10 miles easy. But he adds: 5 minutes easy/w 2 minutes 5k pace.
I sort of scoffed at this, and of course this is on the honor system, but I decided to do this seriously. It dawns on you that he wants you to run 5 easy/ 2minutes at 5k the whole 10 miles. For many of you who run 6:00 - 7:00 miles easy, this isn’t going to amount for too many little 2 minutes of 5k, but for the rest of us…
…you can get into quite a pickle.
After about mile 4, I start to kind of lolly gag those 5 minutes to recover for another 2 minute blast at 5k pace.
What you start to realize is, that the slower you go on the 5 minutes of easy, THE MORE little 2 minutes of 5k blasts you’ll have to do out here today, and hence the more pain you will be in. So, it behooves you to move forward as well as you can during that 5 minutes of “easy running.”
But if you just sit there hand over knees after each 2 minutes of 5k, or kind of ping pong jog recover, you aren’t cutting into that 10 miles, and you are going to be out there for quite some hell of a time, running many 2 minutes at 5k pace. So you need to move forward pretty good during that 5 minutes of running to get this all over with, or learn to adjust your 5k pace.
But, wait! the faster you run that 5 minutes, the more painful those little 2 minute 5ks are!
And hence the little diabolical conundrum. Easy here, well then its going to be harder here. Or harder here, its going to be harder next. Adjust this, or die here. Be stupid here, pay the price here in a few minutes.
Finally, it was over, and you know what? I think I improved. It makes you understand and regulate pace better. Of course, you have to run the next day.

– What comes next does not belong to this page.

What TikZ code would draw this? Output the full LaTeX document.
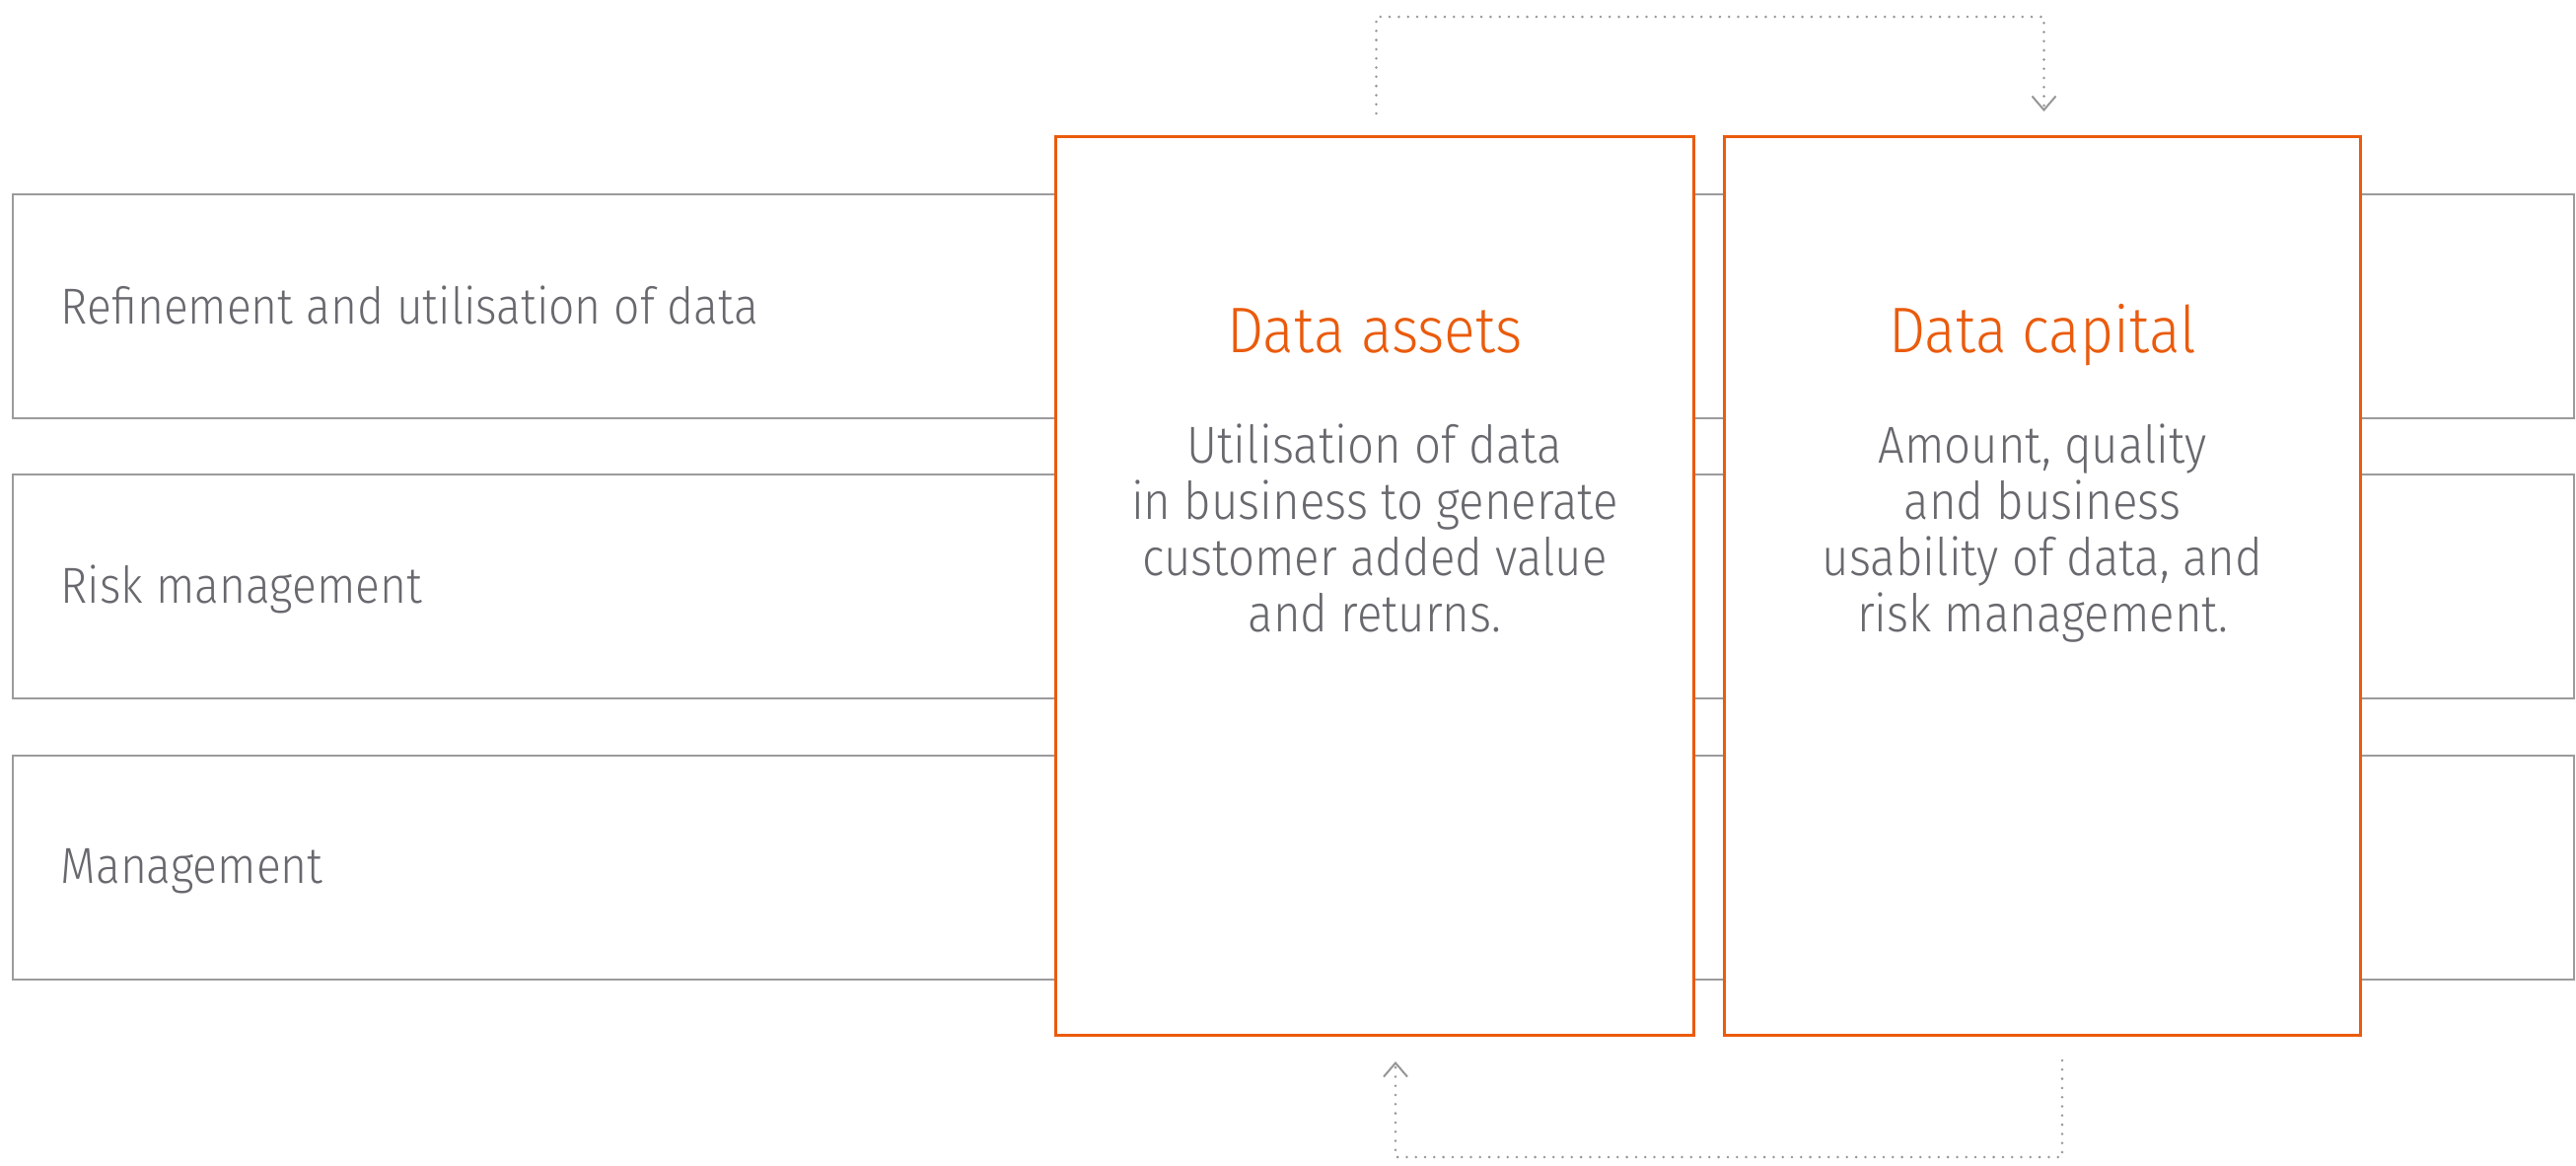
\documentclass[tikz,border=0pt]{standalone}
\usepackage{fontspec}
\setmainfont{Fira Sans Light}[FakeStretch=0.9]
\usetikzlibrary{arrows.meta,calc}
\definecolor{org}{RGB}{234,91,12}
\definecolor{txtgray}{RGB}{104,105,110}
\definecolor{linegray}{RGB}{155,155,155}
\definecolor{dotgray}{RGB}{150,150,150}
\begin{document}
\begin{tikzpicture}[x=0.1mm,y=-0.1mm,
 rowbox/.style={draw=linegray, line width=0.22mm, minimum width=259.7mm, minimum height=22.7mm, anchor=north west, inner sep=0pt},
 rowlabel/.style={text=txtgray, font=\fontsize{14.6pt}{17pt}\selectfont, anchor=base west, inner sep=0pt},
 corebox/.style={draw=org, fill=white, line width=0.3mm, minimum height=91.1mm, anchor=north west, inner sep=0pt},
 head/.style={text=org, font=\fontsize{18.6pt}{22pt}\selectfont, anchor=base, inner sep=0pt},
 body/.style={text=txtgray, font=\fontsize{15pt}{16.2pt}\selectfont, align=center, anchor=base, inner sep=0pt},
 dotconn/.style={draw=dotgray, line width=0.28mm, dash pattern=on 0pt off 0.93mm, line cap=round},
 tip/.style={-{Straight Barb[length=1.4mm,width=2.4mm,line width=0.2mm]}}
]
\useasboundingbox (0,0) rectangle (2612,1181);
% rows
\node[rowbox] (r1) at (12,196) {};
\node[rowbox] (r2) at (12,480) {};
\node[rowbox] (r3) at (12,765) {};
\node[rowlabel] (l1) at (61,328) {Refinement and utilisation of data};
\node[rowlabel] (l2) at (61,611) {Risk management};
\node[rowlabel] (l3) at (61,895) {Management};
% core boxes
\node[corebox, minimum width=64.7mm] (da) at (1069,137) {};
\node[corebox, minimum width=64.5mm] (dc) at (1747,137) {};
\node[head] (dah) at (da.center |- 0,357) {Data assets};
\node[head] (dch) at (dc.center |- 0,357) {Data capital};
\node[body] (dab) at (da.center |- 0,640) {Utilisation of data\\in business to generate\\customer added value\\and returns.};
\node[body] (dcb) at (dc.center |- 0,640) {Amount, quality\\and business\\usability of data, and\\risk management.};
% connectors
\coordinate (t1) at ([xshift=0.15mm,yshift=2.2mm]da.north);
\coordinate (t2) at ([xshift=0.15mm,yshift=2.4mm]dc.north);
\draw[dotconn,tip] (t1) -- ([yshift=9.8mm]t1) -| (t2);
\coordinate (b1) at ([xshift=2mm,yshift=-2.4mm]dc.south);
\coordinate (b2) at ([xshift=2.1mm,yshift=-2.5mm]da.south);
\draw[dotconn,tip] (b1) -- ([yshift=-9.8mm]b1) -| (b2);
\end{tikzpicture}
\end{document}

He’s got all kinds of little things like that, including many hill sprints filtered in there, where when you see something, it looks doable, but goof it up by going to hard or too slow, the workout turns into a battle royale.
so, when you see something like, 22 Miles Easy for your long run, with no progressions or other complications, you go, “oh man, thank god.” Thanks brad, for giving me a nice day off. Whereas you might have dreaded something like that with the running group, this is a cinch.
But don’t get too happy: because you know the next weekend, you will pay up for this with a 16 mile long run at +10/-10 at race pace:
I really recommend this book for marathon training.